High Quality Teacher Preparation Matters: According to one study that compared the impact of the top-performing teacher preparation program to lowest-performing program, the impact on student learning gains in mathematics from teacher preparation was considerably greater (1.5 times greater) than the impact of poverty. Source: http://eric.ed.gov//?ID=ej1007289

Key provisions of the Final Regulations:

The final regulations incorporate extensive stakeholder and public feedback obtained throughout four years of negotiated rulemaking, public hearings, and public comment processes. The Department received nearly 5,000 comments on the draft rules proposed in 2014, and those thoughtful questions and suggestions resulted in a better, stronger, and clearer rule. Key provisions of the final regulations include:

  • Providing transparency around the effectiveness of all preparation programs (traditional, alternative routes, and distance) by requiring states to report annually – at the program level – on the following measures:
    • Placement and retention rates of graduates in their first three years of teaching, including placement and retention in high-need schools;
    • Feedback from graduates and their employers on the effectiveness of program preparation;
    • Student learning outcomes measured by novice teachers' student growth, teacher evaluation results, and/or another state-determined measure that is relevant to students' outcomes, including academic performance, and meaningfully differentiates amongst teachers; and
    • Other program characteristics, including assurances that the program has specialized accreditation or graduates candidates with content and pedagogical knowledge, and quality clinical preparation, who have met rigorous exit requirements.
  • Allowing states flexibility in whether to report on additional measures, and how to weigh all outcome measures, while requiring states to categorize program effectiveness using at least three levels of performance (effective, at-risk, and low-performing). States must provide technical assistance to any program rated as low-performing to help it improve.
  • Requiring states to engage with a wide range of stakeholders, including educators and a wide range of program providers, in developing and/or improving their meaningful systems to identify effective and low-performing programs.
  • Incentivizing aspiring teachers in a high-need field or in a low-income school to attend high-quality programs by limiting TEACH grants to only those programs that states determine to be effective for at least two of the previous three years.

States will design their reporting system, in consultation with stakeholders, during the 2016-17 academic year. They may choose to use 2017-18 as a pilot year and will fully implement the system in 2018-19. The first year for which any program might lose TEACH grant eligibility will be 2021-2022.
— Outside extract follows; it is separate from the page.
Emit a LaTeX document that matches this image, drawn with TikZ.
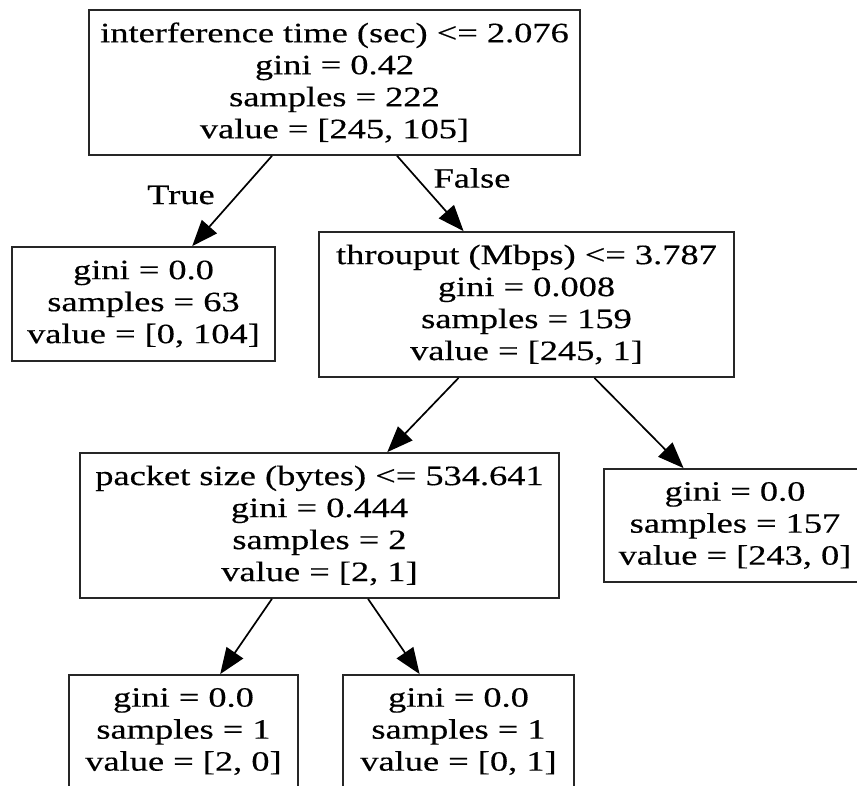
\documentclass[tikz,border=0pt]{standalone}
\usepackage{fontspec}
\setmainfont{Liberation Serif}[FakeStretch=1.3,FakeBold=0.4]
\usetikzlibrary{arrows.meta,calc}
\begin{document}
\begin{tikzpicture}[x=1pt,y=-1pt,
  box/.style={draw=black!85, line width=1.8pt, inner sep=0pt, align=center,
    font=\fontsize{28}{32}\selectfont},
  edge/.style={line width=1.7pt, -{Triangle[length=26pt,width=20pt]}},
  elabel/.style={font=\fontsize{28}{32}\selectfont, inner sep=0pt}]
\useasboundingbox (0,0) rectangle (857,785);
\clip (0,0) rectangle (857,785);
\node[box, minimum width=491pt, minimum height=145pt] (root) at (334.5,82.5)
  {interference time (sec) <= 2.076\\gini = 0.42\\samples = 222\\value = [245, 105]};
\node[box, minimum width=263pt, minimum height=114pt] (leafA) at (143.5,304)
  {gini = 0.0\\samples = 63\\value = [0, 104]};
\node[box, minimum width=415pt, minimum height=145pt] (thr) at (526.5,304.5)
  {throuput (Mbps) <= 3.787\\gini = 0.008\\samples = 159\\value = [245, 1]};
\node[box, minimum width=479pt, minimum height=145pt] (pkt) at (319.5,525.5)
  {packet size (bytes) <= 534.641\\gini = 0.444\\samples = 2\\value = [2, 1]};
\node[box, minimum width=262pt, minimum height=113pt] (leafB) at (735,525.5)
  {gini = 0.0\\samples = 157\\value = [243, 0]};
\node[box, minimum width=229pt, minimum height=113pt] (leafC) at (183.5,731.5)
  {gini = 0.0\\samples = 1\\value = [2, 0]};
\node[box, minimum width=231pt, minimum height=113pt] (leafD) at (458.5,731.5)
  {gini = 0.0\\samples = 1\\value = [0, 1]};
\draw[edge] ($(root.south west)!0.373!(root.south east)$) -- ($(leafA.north west)!0.684!(leafA.north east)$);
\draw[edge] ($(root.south west)!0.627!(root.south east)$) -- ($(thr.north west)!0.349!(thr.north east)$);
\draw[edge] ($(thr.south west)!0.337!(thr.south east)$) -- ($(pkt.north west)!0.641!(pkt.north east)$);
\draw[edge] ($(thr.south west)!0.663!(thr.south east)$) -- ($(leafB.north west)!0.305!(leafB.north east)$);
\draw[edge] ($(pkt.south west)!0.401!(pkt.south east)$) -- ($(leafC.north west)!0.659!(leafC.north east)$);
\draw[edge] ($(pkt.south west)!0.601!(pkt.south east)$) -- ($(leafD.north west)!0.333!(leafD.north east)$);
\node[elabel] (tlab) at (181,195) {True};
\node[elabel] (flab) at (472,178) {False};
\end{tikzpicture}
\end{document}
Notable Revisions as a Result of Public Comment:

In response to the comments the Department received on the draft regulations, we made numerous changes to address concerns raised, including:

  • Consistent with the President's Testing Action Plan, the Department increased flexibility in how states measure student learning outcomes and weigh various components of their systems, specifically by allowing states to determine their own student learning outcome measures that are relevant, but not necessarily directly tied, to student achievement or educator evaluation results.
  • The Department provided additional information and clarity on how the rule applies to teacher preparation programs provided through distance education.
  • The Department eliminated the requirement that states rate alternative route preparation programs based on teacher placement rates, given that many of these programs require placement at entry, which means it is not necessarily a helpful way to differentiate among programs. However, states must still report on placement in high-need schools, as are all programs.
  • The Department removed the requirement that states ensure that programs maintain a high bar of selectivity for students to enter the program, so long as they maintain a high bar to exit, to allow programs to recruit a more diverse student body while maintaining the requirements for quality preparation as shown by graduation.